- [Task]: Reproduce exactly the run of lines from the one containing "What Plotly code" through the one containing "red_lower = [0.395, -0.50]". Pictures do not belong in the copy.

- [Records for the task]:
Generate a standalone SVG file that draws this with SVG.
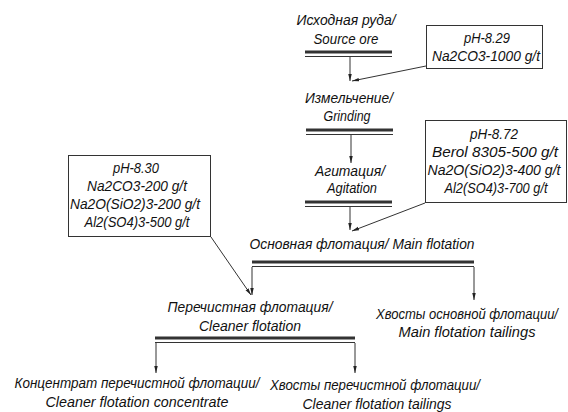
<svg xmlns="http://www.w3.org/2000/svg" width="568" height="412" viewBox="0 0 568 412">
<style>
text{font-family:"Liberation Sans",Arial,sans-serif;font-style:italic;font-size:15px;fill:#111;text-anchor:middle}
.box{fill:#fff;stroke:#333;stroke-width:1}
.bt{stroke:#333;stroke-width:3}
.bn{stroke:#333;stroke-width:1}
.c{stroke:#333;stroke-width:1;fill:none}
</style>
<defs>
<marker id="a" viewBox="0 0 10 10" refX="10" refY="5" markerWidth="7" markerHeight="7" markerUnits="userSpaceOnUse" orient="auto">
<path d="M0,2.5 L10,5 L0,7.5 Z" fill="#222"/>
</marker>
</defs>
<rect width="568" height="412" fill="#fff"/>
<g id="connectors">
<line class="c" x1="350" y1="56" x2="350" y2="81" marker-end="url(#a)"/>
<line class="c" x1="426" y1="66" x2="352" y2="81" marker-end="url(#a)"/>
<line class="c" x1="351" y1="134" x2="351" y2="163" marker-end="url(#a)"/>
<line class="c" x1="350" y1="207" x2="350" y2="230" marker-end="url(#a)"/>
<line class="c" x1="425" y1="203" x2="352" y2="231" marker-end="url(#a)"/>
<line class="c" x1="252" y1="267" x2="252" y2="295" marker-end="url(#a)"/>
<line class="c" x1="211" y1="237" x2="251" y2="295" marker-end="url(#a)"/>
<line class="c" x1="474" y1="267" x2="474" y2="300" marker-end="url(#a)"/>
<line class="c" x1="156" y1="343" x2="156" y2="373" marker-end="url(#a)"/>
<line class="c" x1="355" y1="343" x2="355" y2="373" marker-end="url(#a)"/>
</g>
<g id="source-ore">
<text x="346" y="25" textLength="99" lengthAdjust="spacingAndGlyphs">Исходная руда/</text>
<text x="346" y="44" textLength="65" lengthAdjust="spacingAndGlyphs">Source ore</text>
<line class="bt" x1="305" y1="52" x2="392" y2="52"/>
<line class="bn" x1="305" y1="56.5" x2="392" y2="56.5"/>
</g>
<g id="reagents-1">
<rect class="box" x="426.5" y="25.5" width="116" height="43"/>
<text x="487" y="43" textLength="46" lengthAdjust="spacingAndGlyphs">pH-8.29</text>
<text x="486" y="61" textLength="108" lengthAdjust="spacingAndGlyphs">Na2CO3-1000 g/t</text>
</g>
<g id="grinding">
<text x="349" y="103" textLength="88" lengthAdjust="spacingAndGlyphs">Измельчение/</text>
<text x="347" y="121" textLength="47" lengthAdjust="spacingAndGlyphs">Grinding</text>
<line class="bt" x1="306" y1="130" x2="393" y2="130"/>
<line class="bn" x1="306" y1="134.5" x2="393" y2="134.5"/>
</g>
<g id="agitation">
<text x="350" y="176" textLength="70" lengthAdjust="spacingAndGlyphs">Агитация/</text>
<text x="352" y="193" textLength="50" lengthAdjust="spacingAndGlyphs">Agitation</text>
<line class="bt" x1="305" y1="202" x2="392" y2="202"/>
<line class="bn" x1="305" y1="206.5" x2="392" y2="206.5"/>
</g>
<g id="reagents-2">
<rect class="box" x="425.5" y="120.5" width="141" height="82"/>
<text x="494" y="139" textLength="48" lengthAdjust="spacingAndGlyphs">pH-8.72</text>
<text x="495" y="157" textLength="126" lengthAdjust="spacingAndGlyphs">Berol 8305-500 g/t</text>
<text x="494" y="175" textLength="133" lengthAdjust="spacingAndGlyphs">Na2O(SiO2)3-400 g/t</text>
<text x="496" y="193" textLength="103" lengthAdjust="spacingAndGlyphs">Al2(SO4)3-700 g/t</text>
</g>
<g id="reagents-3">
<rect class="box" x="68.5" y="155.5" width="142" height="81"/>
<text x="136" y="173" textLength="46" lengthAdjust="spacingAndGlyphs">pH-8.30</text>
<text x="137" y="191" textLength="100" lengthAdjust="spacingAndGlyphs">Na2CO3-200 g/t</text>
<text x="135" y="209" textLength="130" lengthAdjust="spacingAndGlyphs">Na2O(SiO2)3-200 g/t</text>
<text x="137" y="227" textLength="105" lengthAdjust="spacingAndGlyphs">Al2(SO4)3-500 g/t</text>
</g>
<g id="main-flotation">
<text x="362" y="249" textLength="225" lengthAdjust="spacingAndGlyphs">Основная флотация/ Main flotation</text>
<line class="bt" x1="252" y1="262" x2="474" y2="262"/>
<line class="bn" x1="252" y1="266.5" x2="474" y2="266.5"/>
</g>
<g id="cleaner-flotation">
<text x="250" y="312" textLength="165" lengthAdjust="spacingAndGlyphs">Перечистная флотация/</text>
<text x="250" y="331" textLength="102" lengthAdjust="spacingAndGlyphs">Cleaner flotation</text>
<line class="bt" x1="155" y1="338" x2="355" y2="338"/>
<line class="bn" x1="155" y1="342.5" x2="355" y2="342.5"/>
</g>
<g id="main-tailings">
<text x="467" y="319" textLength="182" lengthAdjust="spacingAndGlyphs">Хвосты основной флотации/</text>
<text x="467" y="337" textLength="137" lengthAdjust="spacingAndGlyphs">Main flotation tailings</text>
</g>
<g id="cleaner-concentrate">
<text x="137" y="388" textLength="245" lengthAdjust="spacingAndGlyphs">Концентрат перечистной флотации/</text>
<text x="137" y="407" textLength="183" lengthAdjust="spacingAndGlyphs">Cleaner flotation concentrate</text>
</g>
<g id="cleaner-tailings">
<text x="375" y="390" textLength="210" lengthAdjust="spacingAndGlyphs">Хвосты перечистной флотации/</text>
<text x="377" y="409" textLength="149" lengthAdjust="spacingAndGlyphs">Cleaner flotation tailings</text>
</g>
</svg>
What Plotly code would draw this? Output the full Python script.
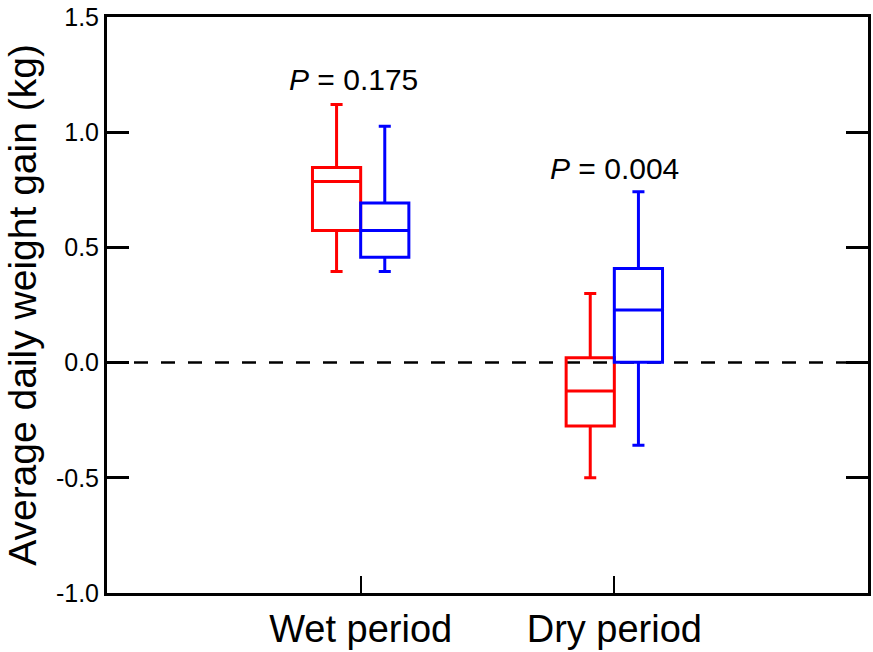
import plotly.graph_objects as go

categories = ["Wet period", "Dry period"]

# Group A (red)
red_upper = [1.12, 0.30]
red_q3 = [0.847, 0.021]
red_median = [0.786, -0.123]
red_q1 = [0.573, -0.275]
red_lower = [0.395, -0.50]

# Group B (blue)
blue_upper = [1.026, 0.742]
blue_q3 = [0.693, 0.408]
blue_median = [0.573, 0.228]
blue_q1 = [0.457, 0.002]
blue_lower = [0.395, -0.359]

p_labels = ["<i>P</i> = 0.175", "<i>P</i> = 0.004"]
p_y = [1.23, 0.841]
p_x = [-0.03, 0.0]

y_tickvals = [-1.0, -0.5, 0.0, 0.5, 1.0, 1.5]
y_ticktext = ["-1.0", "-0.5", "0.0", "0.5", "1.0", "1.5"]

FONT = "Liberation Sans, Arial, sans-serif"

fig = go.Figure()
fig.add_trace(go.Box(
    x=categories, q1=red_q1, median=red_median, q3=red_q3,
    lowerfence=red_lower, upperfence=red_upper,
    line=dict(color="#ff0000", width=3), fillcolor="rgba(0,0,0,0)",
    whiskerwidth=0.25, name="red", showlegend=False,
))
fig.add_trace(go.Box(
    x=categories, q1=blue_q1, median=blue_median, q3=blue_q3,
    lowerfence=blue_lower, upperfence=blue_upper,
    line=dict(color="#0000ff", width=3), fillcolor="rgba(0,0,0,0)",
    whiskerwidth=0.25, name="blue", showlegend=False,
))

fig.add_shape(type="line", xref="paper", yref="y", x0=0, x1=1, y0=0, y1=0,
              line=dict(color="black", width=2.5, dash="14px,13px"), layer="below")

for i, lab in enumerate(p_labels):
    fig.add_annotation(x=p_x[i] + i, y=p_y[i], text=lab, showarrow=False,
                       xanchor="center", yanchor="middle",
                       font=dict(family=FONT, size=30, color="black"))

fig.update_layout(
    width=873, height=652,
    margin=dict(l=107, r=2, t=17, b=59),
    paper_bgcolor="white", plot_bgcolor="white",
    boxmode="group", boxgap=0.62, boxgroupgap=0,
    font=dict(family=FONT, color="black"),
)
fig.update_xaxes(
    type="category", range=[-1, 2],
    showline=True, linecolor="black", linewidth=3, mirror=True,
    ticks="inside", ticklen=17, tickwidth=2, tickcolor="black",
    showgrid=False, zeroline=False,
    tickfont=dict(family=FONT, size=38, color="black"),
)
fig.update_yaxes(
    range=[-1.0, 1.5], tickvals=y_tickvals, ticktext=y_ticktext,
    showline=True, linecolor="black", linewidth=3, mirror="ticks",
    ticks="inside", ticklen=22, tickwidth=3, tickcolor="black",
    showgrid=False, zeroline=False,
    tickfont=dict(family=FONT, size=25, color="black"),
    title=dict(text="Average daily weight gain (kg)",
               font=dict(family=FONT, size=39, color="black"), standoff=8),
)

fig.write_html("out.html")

- [Response for this exercise]:
What Plotly code would draw this? Output the full Python script.
import plotly.graph_objects as go

categories = ["Wet period", "Dry period"]

# Group A (red)
red_upper = [1.12, 0.30]
red_q3 = [0.847, 0.021]
red_median = [0.786, -0.123]
red_q1 = [0.573, -0.275]
red_lower = [0.395, -0.50]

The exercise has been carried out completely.